We study the task of novel-view reconstruction using a few (3-5) input views. Our key intuition is that given a large collection of sparse-view images of objects, one can learn a prior describing the geometry of such objects. This prior knowledge of objects can be harnessed at inference to reconstruct novel views by observing the object from just a few viewpoints.
Building a rich representation. The ability to infer the 3D structure of the world around us is crucial for applications across AI and graphics. For instance, robotic agents that can manipulate generic objects, AR assistants that can understand user activities, or even mapping and exploration techniques – can all benefit from 3D scene understanding. Undoubtedly, reasoning in a 3D-aware space is expected to yield a richer representation of the environment. It is therefore imperative to study techniques that can capture the 3D geometry of the environment.
Synthesizing novel views. Traditional methods build explicit 3D models of objects such as pointclouds and meshes, that can be used for downstream tasks. However, such solutions often require 3D data that is scarce and expensive to collect. With the success of deep learning methods, there has been a growing interest in implicit neural representations that capture the geometry of objects using a deep neural network. One of the core strengths of such methods is the ability to render novel viewpoints, i.e., understanding what an object would look like from an “unseen” view.
Over the course of this project, we wish to study such techniques that implicitly capture the geometry and synthesize novel views of the objects. We hope that this ability would help us build higher-level representations of the world around us.
Sparse-view 3D Reconstruction. We model the problem as a ‘sparse-view’ reconstruction of generic objects – given a few images of an object with approximate viewpoint information, we wish to render the object from novel viewpoints. In order to achieve this, we aim to combine geometry-based and learning-based techniques to optimally leverage training-time datasets and inference-time sparse-view images. While we describe this paradigm for objects, it can be extended to arbitrary scenes as well.

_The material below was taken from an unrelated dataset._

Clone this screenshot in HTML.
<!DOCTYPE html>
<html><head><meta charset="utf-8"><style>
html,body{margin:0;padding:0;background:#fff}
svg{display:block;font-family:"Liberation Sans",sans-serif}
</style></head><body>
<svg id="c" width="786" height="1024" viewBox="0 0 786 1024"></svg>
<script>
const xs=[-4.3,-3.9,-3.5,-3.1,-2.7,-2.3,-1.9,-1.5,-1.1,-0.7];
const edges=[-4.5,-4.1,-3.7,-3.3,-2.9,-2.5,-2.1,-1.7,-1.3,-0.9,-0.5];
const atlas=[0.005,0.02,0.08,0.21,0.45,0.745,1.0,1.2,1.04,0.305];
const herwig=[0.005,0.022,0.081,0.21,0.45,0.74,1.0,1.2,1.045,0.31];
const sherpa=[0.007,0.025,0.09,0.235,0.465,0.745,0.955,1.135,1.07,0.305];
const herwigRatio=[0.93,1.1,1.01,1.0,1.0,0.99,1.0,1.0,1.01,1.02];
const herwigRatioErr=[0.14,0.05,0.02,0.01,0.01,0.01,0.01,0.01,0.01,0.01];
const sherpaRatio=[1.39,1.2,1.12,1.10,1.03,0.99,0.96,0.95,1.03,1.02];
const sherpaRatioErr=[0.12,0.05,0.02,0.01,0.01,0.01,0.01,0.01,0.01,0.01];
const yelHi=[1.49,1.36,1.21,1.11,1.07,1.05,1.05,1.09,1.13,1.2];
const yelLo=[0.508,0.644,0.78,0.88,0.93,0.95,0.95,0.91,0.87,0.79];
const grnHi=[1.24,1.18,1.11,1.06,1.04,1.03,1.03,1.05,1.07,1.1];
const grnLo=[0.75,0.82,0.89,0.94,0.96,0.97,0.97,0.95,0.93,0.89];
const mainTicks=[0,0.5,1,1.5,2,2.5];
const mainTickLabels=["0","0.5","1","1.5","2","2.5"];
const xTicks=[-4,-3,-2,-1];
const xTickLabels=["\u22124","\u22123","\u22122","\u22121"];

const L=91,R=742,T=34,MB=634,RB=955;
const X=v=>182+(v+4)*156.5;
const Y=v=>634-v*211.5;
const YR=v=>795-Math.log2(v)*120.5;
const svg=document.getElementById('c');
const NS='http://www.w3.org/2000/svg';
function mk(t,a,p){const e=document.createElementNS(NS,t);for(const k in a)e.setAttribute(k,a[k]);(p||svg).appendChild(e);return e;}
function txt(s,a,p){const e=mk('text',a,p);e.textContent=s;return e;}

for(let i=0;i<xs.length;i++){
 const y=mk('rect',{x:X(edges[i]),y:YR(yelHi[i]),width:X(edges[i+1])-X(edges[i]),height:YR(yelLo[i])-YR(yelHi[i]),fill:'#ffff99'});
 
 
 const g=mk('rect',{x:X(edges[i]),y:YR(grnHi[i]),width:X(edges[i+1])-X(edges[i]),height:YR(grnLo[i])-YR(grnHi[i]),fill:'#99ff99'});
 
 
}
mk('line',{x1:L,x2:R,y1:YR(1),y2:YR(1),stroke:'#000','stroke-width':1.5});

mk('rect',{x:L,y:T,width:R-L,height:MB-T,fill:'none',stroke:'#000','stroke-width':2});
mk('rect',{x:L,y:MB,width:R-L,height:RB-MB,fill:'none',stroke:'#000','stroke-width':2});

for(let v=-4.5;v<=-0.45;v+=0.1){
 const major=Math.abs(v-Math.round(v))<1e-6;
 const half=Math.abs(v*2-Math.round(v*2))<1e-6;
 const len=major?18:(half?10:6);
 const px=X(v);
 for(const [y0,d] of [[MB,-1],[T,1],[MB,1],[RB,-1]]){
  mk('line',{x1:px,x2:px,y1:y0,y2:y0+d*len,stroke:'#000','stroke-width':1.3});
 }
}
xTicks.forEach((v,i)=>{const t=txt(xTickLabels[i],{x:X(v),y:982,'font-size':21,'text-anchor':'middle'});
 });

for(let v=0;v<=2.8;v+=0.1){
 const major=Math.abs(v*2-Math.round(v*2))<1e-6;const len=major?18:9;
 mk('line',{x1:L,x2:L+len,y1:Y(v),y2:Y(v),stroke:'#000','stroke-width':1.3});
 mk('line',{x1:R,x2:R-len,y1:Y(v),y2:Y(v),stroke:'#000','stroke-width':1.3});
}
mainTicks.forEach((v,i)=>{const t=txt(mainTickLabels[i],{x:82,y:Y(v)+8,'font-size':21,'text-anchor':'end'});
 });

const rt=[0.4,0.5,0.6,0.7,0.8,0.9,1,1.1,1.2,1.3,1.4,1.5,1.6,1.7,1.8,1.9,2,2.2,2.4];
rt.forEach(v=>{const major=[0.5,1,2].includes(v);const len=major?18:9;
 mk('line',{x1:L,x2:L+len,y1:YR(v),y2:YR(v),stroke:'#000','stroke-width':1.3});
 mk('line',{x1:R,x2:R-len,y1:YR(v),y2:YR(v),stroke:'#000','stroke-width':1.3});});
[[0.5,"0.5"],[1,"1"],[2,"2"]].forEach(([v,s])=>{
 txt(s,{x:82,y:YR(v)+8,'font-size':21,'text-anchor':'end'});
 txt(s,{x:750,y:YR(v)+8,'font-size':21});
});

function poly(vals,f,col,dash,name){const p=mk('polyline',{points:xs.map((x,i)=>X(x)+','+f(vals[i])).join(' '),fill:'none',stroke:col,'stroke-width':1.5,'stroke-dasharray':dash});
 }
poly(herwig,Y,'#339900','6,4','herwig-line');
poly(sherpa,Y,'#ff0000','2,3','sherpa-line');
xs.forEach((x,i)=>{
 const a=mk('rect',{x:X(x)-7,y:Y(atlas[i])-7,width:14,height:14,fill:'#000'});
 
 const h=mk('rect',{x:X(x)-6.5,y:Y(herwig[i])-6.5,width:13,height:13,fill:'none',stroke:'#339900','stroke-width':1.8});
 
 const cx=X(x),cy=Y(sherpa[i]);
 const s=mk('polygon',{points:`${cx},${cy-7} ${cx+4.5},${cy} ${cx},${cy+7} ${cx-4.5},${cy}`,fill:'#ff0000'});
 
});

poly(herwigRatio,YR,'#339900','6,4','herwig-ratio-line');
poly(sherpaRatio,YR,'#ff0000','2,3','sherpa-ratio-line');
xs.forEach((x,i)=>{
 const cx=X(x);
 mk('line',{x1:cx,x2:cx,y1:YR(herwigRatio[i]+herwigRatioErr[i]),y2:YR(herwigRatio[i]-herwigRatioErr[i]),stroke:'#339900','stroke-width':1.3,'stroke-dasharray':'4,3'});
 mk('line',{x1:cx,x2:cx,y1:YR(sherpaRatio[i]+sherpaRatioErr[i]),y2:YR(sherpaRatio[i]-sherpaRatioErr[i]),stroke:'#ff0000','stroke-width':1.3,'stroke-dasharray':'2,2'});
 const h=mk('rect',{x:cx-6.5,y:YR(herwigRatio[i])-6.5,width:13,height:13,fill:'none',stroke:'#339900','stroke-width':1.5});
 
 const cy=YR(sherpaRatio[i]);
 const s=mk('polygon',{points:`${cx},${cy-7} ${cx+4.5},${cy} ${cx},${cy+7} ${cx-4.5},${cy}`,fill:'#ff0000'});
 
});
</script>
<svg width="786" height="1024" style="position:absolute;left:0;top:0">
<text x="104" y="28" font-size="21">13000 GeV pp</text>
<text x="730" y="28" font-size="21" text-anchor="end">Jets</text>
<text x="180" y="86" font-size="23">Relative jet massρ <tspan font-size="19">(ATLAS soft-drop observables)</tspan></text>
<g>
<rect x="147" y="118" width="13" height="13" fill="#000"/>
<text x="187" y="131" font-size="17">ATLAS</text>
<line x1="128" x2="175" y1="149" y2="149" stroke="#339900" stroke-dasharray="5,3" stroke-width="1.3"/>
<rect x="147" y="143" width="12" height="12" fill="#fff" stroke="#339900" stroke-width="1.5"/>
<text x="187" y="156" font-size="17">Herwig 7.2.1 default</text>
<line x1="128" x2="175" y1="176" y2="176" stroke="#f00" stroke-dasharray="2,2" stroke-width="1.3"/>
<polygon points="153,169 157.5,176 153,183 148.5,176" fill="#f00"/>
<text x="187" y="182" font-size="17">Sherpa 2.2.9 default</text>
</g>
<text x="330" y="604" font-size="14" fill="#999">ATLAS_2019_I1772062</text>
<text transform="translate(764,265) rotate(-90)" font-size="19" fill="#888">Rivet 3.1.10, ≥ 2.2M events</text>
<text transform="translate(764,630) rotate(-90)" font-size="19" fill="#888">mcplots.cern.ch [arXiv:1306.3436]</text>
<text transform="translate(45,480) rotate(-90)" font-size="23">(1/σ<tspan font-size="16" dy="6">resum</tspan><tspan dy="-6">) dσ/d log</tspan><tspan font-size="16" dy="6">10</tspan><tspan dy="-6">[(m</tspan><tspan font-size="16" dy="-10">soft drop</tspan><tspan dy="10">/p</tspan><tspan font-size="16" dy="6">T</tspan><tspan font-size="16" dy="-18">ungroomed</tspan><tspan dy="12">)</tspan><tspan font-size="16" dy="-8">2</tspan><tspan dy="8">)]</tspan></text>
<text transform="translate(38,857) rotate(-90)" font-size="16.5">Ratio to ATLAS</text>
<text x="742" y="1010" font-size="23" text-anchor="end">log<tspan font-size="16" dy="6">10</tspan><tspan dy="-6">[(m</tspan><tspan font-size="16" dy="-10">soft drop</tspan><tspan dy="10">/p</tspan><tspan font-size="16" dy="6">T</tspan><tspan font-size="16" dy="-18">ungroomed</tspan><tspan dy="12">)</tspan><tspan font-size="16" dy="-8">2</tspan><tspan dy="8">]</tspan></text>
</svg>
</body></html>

Bridging single and multi-view methods. On one hand, single-view reconstruction methods can predict 3D given just one input image of an object, but, they are limited to a small set of categories and are unable to easily model geometry. On the other hand, classical or optimization-based multi-view methods can accurately reconstruct generic objects but require densely captured viewpoints. Moreover, since they do not learn priors across objects, they are unable to predict structure that is not directly observed. Sparse-view reconstruction combines the essence of single-view and multi-view methods, in that, we aim to seek generalization across novel objects (or scenes, as the case may be). The overarching objective is to faithfully reconstruct what is observed, and hallucinate that which is hidden, conditioned on the few input images that provide an object-specific prior.
Learning a prior from a training dataset. Our key intuition is that given a large dataset containing various objects (or scenes), one can learn a prior about the geometry of such entities. Owing to this prior, a few input views could provide meaningful information to infer novel viewpoints. More formally, suppose we are given a dataset of posed images (xn, cn) where x and c represent the image and the corresponding camera viewpoint, we wish to extract an object (or scene) prior p,
p = E(xn, cn)
Given this prior, one can synthesize images y from novel query viewpoints q,
y = D(q | p)
The goal of the training stage is to learn the functions E which encodes the prior and D which decodes novel views. Then, at inference, one can supply input views (xn, cn) and query for novel viewpoints q using these learned functions.
To summarize, we aim to develop a method that combines aspects of single-view and multi-view reconstruction approaches – enabling generalization by learning priors across objects, while allowing us to capture finer details using multi-view constraints.